Shai Simon gets 20 years for hit-and-run

Drunken driving a factor in court's ruling on man who ran over Meital Aharonson.

Meital Aharonson 58 (photo credit: Courtesy)
Meital Aharonson 58
(photo credit: Courtesy)
Tel Aviv District Court Judge Zvi Gurfinkel on Thursday sentenced Shai Simon to 20 years in jail for manslaughter and abandoning the victims of an accident that he caused when he sped through a red light while drunk and smashed into two young women crossing a street in downtown Tel Aviv.
The sentence was the longest ever handed down for a manslaughter charge involving a road accident.
The collision occurred on October 17, 2008. One of the victims, 27-year-old Meital Aharonson, was killed, and her close friend, Mali Yazdi, was seriously injured and has been in a wheelchair since then.
Gurfinkel sentenced Shalom Yemini, who was riding beside Simon, with abandoning the victims and sentenced him to five years in jail.
“Simon’s driving was not negligent but reckless and criminal,” wrote Gurfinkel. “The time has come to make it clear to drivers who are under the influence of alcohol that they are to be judged according to the same standards as someone who indiscriminately opens fire with a weapon, even if he does not hit anyone.”
Last month, Gurfinkel convicted Simon of manslaughter, drunken driving, causing severe injury, abandoning the victims, destroying evidence, ignoring a stoplight and making an illegal U-turn.
On Thursday, he sentenced him to 12 years in jail for the death of Aharonson and three years for the injury caused to Yazdi. He made only one of these years overlapping. In addition, he sentenced Simon to seven years for leaving the scene of the accident, making one of the years overlap with the other prison sentence.
Altogether, Gurfinkel sentenced Simon to 20 years in jail.

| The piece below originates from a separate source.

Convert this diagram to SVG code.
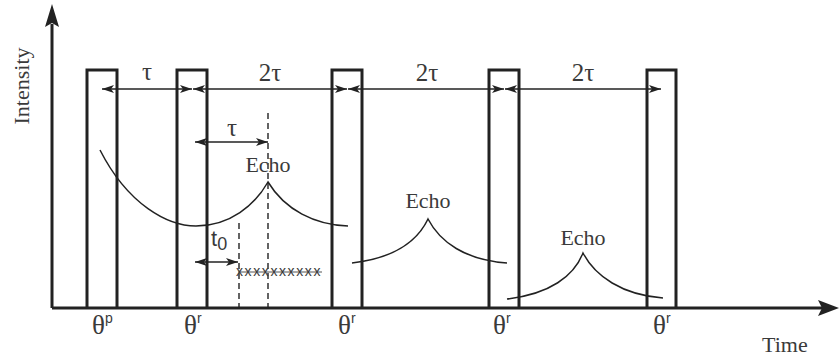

The judge added that one of his reasons for giving him such a stiff sentence was because Simon had lied to the police and the court by claiming that Yemini had been driving the car when the accident occurred. In fact, Yemini was originally accused of being the driver in the indictment.
It was only in the middle of the trial that the state asked the court to change the charge sheet and charge Simon with driving the car.
Gurfinkel charged Yemini with being equally responsible for abandoning the scene of the accident without extending help to the victims. In fact, the judge said that he was even more responsible because he was clearly the dominant figure and Simon would have done whatever Yemini told him to do.
Nevertheless, because Simon was the driver, Gurfinkel gave him a heavier sentence on this count than he did Yemini. He also ruled that Simon would not be given a driver’s license for the rest of his life.
Simon’s father interrupted the hearing and shouted at Gurfinkel, “You’re the real killer.” And to Meital Aharonson’s mother, Leora, he yelled, “Your daughter was drunk.”
But Aharonson’s mother responded quietly. “Their families are angry. We are more angry, but we didn’t make accusations like that. I assume that they will calm down and understand that this is the smallest price they can pay for what their children did.
“This is not a closing of the circle. The only way the circle could be closed is if Meital were to return to us. That will obviously never happen. The judge applied the law to the fullest extent against the criminals, and they will go to jail.
“But the time will come when they will return home and the families will always be able to speak to them and hug them and they will be able to be with their families. We will never have that privilege again. Our daughter was killed, her life was taken and no one gave her a choice. They decided and she paid the price.”
Mali Yazdi praised Gurfinkel for his decision.
“He did his work properly and wasn’t afraid of anyone and gave a precedent-setting decision which I hope will serve as a warning to others in the future,” she said.
Yazdi has already undergone several operations since the accident and will soon undergo another one. She suffered fractures in her right knee, left thigh, and wrist and bleeding in her scalp.
Or Yarok, a group aiming to changing the driving culture in Israel, issued a statement saying, “For the first time, the judicial system recognizes the gravity of the deed and deals with drunken driving and abandoning the accident scene applying its full weight...
“Or Yarok hopes that the court’s sentence establishes a new threshold which is more strict towards traffic violators when dealing with incidents like this…The sentence conveys a clear message of an uncompromising struggle and a hard line towards highway criminals.”